As an interactive experience, Bad News helps students understand how fake news works, why it becomes popular, and its core mechanisms and trends. It then allows players to choose from certain fake news strategies, including emotional appeals, sarcasm, red herrings, personal attacks, and conspiracy theories.

Gaining “traction” on social media? You must be telling the truth.

It also introduces the concept of content formats, allowing players to choose between fake news memes, Photoshopped images, or actual “content” (news reports, articles, etc.), with certain tactics (personal attacks) and formats (memes) being more effective than others depending on the fake news topic.

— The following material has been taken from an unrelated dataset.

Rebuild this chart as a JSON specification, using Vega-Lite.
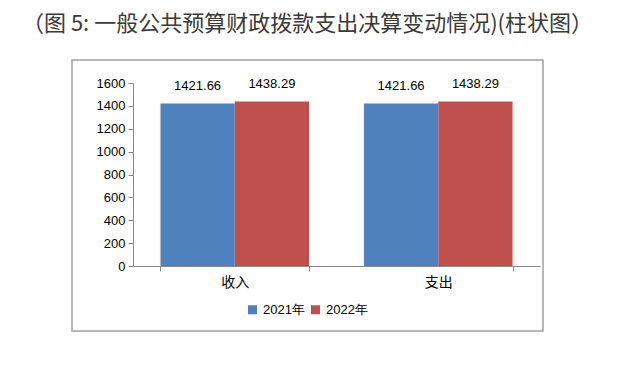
{
  "$schema": "https://vega.github.io/schema/vega-lite/v6.json",
  "autosize": {"type": "none"},
  "padding": {"left": 72, "top": 60, "right": 97, "bottom": 35},
  "width": 471,
  "height": 271,
  "title": {
    "text": "（图 5: 一般公共预算财政拨款支出决算变动情况)(柱状图）",
    "font": "Noto Sans CJK SC",
    "fontSize": 22,
    "fontWeight": "normal",
    "color": "#3a3a3a",
    "anchor": "middle",
    "dx": 0,
    "offset": 24
  },
  "config": {
    "view": {"stroke": "#a0a0a0", "strokeWidth": 1.5},
    "axis": {"grid": false}
  },
  "data": {
    "values": [
      {"cat": "收入", "year": "2021年", "value": 1421.66},
      {"cat": "收入", "year": "2022年", "value": 1438.29},
      {"cat": "支出", "year": "2021年", "value": 1421.66},
      {"cat": "支出", "year": "2022年", "value": 1438.29}
    ]
  },
  "encoding": {
    "x": {
      "field": "cat",
      "type": "nominal",
      "sort": ["收入", "支出"],
      "scale": {"range": [61, 468], "paddingInner": 0.27, "paddingOuter": 0.135},
      "axis": {
        "title": null,
        "offset": -65,
        "labelAngle": 0,
        "tickBand": "extent",
        "tickSize": 5,
        "tickColor": "#888888",
        "domainColor": "#888888",
        "labelFont": "Noto Sans CJK SC",
        "labelFontSize": 14,
        "labelColor": "#000000",
        "labelPadding": 4
      }
    },
    "xOffset": {"field": "year", "type": "nominal", "sort": ["2021年", "2022年"]},
    "y": {
      "field": "value",
      "type": "quantitative",
      "scale": {"domain": [0, 1600], "nice": false, "range": [206, 23]},
      "axis": {
        "title": null,
        "offset": -61,
        "format": "d",
        "values": [0, 200, 400, 600, 800, 1000, 1200, 1400, 1600],
        "tickSize": 5,
        "tickColor": "#888888",
        "domainColor": "#888888",
        "labelFont": "Liberation Sans",
        "labelFontSize": 13,
        "labelColor": "#000000",
        "labelPadding": 3
      }
    },
    "color": {
      "field": "year",
      "type": "nominal",
      "scale": {"domain": ["2021年", "2022年"], "range": ["#4F81BD", "#C0504D"]},
      "legend": {
        "title": null,
        "orient": "none",
        "legendX": 174,
        "legendY": 243,
        "direction": "horizontal",
        "symbolType": "square",
        "symbolSize": 81,
        "symbolStrokeWidth": 0,
        "labelFont": "Liberation Sans",
        "labelFontSize": 13,
        "labelColor": "#000000",
        "labelOffset": 4,
        "columnPadding": 4
      }
    }
  },
  "layer": [
    {"mark": {"type": "bar"}},
    {
      "mark": {"type": "text", "baseline": "bottom", "dy": -10, "font": "Liberation Sans", "fontSize": 13, "color": "#000000"},
      "encoding": {
        "text": {"field": "value", "type": "quantitative", "format": ".2f"},
        "color": {"value": "#000000"}
      }
    }
  ]
}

Compare this to our Codex of Cognitive Bias: 180 Visual Representations of Multiple Cognitive Bias You can start a crash course in critical thinking online.

Playing Bad News: Pros and Cons

While I highly recommend the game as a teaching tool, I gave Bad News a few playthroughs and discovered a few areas where the experience could be improved—first and foremost, the “rating” mechanic that asks users to rate the reliability of certain social media posts.

While it makes sense conceptually, in practice, it’s not clear what exactly you’re assessing the reliability of: a social media post, the users who shared it, or the framing of the content in the post.

What exactly am I evaluating?

It’s also not meant to be a comprehensive simulation of learning fake news, so what you’re actually able to do is pretty thin from a mechanics perspective – which limits some usefulness, and can make it feel a bit like a lengthy finger-wagging in social media usage.

That said, when the game is at its best—making you choose between outrageous disinformation tactics in order to gain “credibility”—it’s hard not to shake your head in disbelief, because we rarely practice critical thinking in our daily lives. Fake news and social media may just be a microcosm.

The game is very simple and requires no instructions, and if the player makes a mistake, the game time is short and they can start over. As a simulation, it’s reminiscent of Plague Inc., a feeling reinforced by the Bad News developer’s stated mission to “vaccinate the world against disinformation.”

This is an excellent introductory tool if you want to introduce your students to the concept of fake news and the strategies media publishers use to change users’ perceptions of news (and thus reality itself).